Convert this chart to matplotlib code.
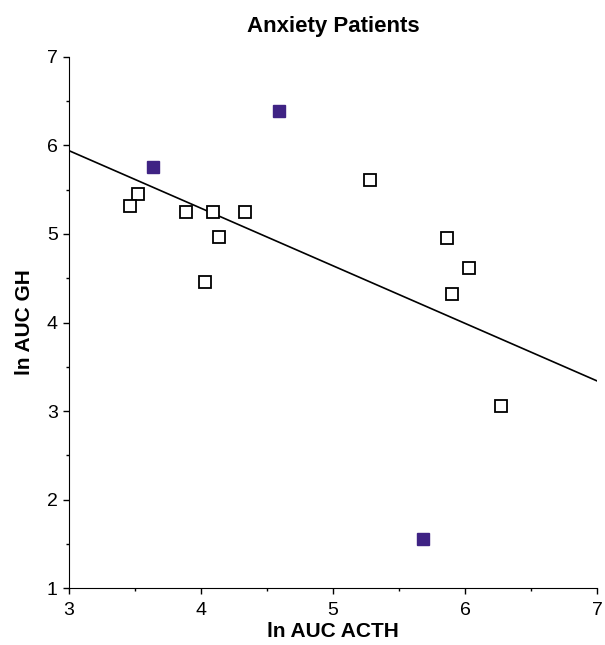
import matplotlib.pyplot as plt
import numpy as np

plt.rcParams['font.family'] = ['Liberation Sans', 'DejaVu Sans']

# open squares
open_x = [3.52, 3.46, 3.89, 4.09, 4.33, 4.14, 4.03, 5.28, 5.86, 6.03, 5.90, 6.27]
open_y = [5.45, 5.31, 5.25, 5.25, 5.25, 4.96, 4.46, 5.61, 4.95, 4.61, 4.32, 3.06]

# filled squares
filled_x = [3.64, 4.59, 5.68]
filled_y = [5.76, 6.39, 1.56]

# regression line
intercept = 7.89
slope = -0.65
line_x = [3, 7]

fig = plt.figure(figsize=(6.05, 6.45), dpi=100)
ax = fig.add_axes([0.114, 0.088, 0.873, 0.824])

ax.plot(line_x, [intercept + slope * x for x in line_x], color="black", lw=1.2, zorder=1)
ax.plot(open_x, open_y, ls="none", marker="s", ms=8, mfc="white", mec="black", mew=1.3, zorder=2)
ax.plot(filled_x, filled_y, ls="none", marker="s", ms=8.5, mfc="#3f2384", mec="#3f2384", zorder=2)

ax.set_xlim(3, 7)
ax.set_ylim(1, 7)
ax.set_xticks([3, 4, 5, 6, 7])
ax.set_yticks([1, 2, 3, 4, 5, 6, 7])
ax.set_xticks(np.arange(3.5, 7, 1), minor=True)
ax.set_yticks(np.arange(1.5, 7, 1), minor=True)
ax.tick_params(which="major", length=4, width=1, labelsize=14)
ax.tick_params(which="minor", length=2.5, width=1)
ax.tick_params(axis="x", which="major", pad=6)
ax.tick_params(axis="y", which="major", pad=4)

for s in ["top", "right"]:
    ax.spines[s].set_visible(False)

ax.set_title("Anxiety Patients", fontsize=16, fontweight="bold", pad=18)
ax.set_xlabel("ln AUC ACTH", fontsize=15, fontweight="bold", labelpad=2)
ax.set_ylabel("ln AUC GH", fontsize=15, fontweight="bold", labelpad=9)

fig.savefig("out.png", dpi=100)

#### What you need to do:
Write out again exactly the lines from the start of the data above through the line containing "ax.spines[s].set_visible(False)", inclusive, excluding any pictures.

#### Reply:
Convert this chart to matplotlib code.
import matplotlib.pyplot as plt
import numpy as np

plt.rcParams['font.family'] = ['Liberation Sans', 'DejaVu Sans']

# open squares
open_x = [3.52, 3.46, 3.89, 4.09, 4.33, 4.14, 4.03, 5.28, 5.86, 6.03, 5.90, 6.27]
open_y = [5.45, 5.31, 5.25, 5.25, 5.25, 4.96, 4.46, 5.61, 4.95, 4.61, 4.32, 3.06]

# filled squares
filled_x = [3.64, 4.59, 5.68]
filled_y = [5.76, 6.39, 1.56]

# regression line
intercept = 7.89
slope = -0.65
line_x = [3, 7]

fig = plt.figure(figsize=(6.05, 6.45), dpi=100)
ax = fig.add_axes([0.114, 0.088, 0.873, 0.824])

ax.plot(line_x, [intercept + slope * x for x in line_x], color="black", lw=1.2, zorder=1)
ax.plot(open_x, open_y, ls="none", marker="s", ms=8, mfc="white", mec="black", mew=1.3, zorder=2)
ax.plot(filled_x, filled_y, ls="none", marker="s", ms=8.5, mfc="#3f2384", mec="#3f2384", zorder=2)

ax.set_xlim(3, 7)
ax.set_ylim(1, 7)
ax.set_xticks([3, 4, 5, 6, 7])
ax.set_yticks([1, 2, 3, 4, 5, 6, 7])
ax.set_xticks(np.arange(3.5, 7, 1), minor=True)
ax.set_yticks(np.arange(1.5, 7, 1), minor=True)
ax.tick_params(which="major", length=4, width=1, labelsize=14)
ax.tick_params(which="minor", length=2.5, width=1)
ax.tick_params(axis="x", which="major", pad=6)
ax.tick_params(axis="y", which="major", pad=4)

for s in ["top", "right"]:
    ax.spines[s].set_visible(False)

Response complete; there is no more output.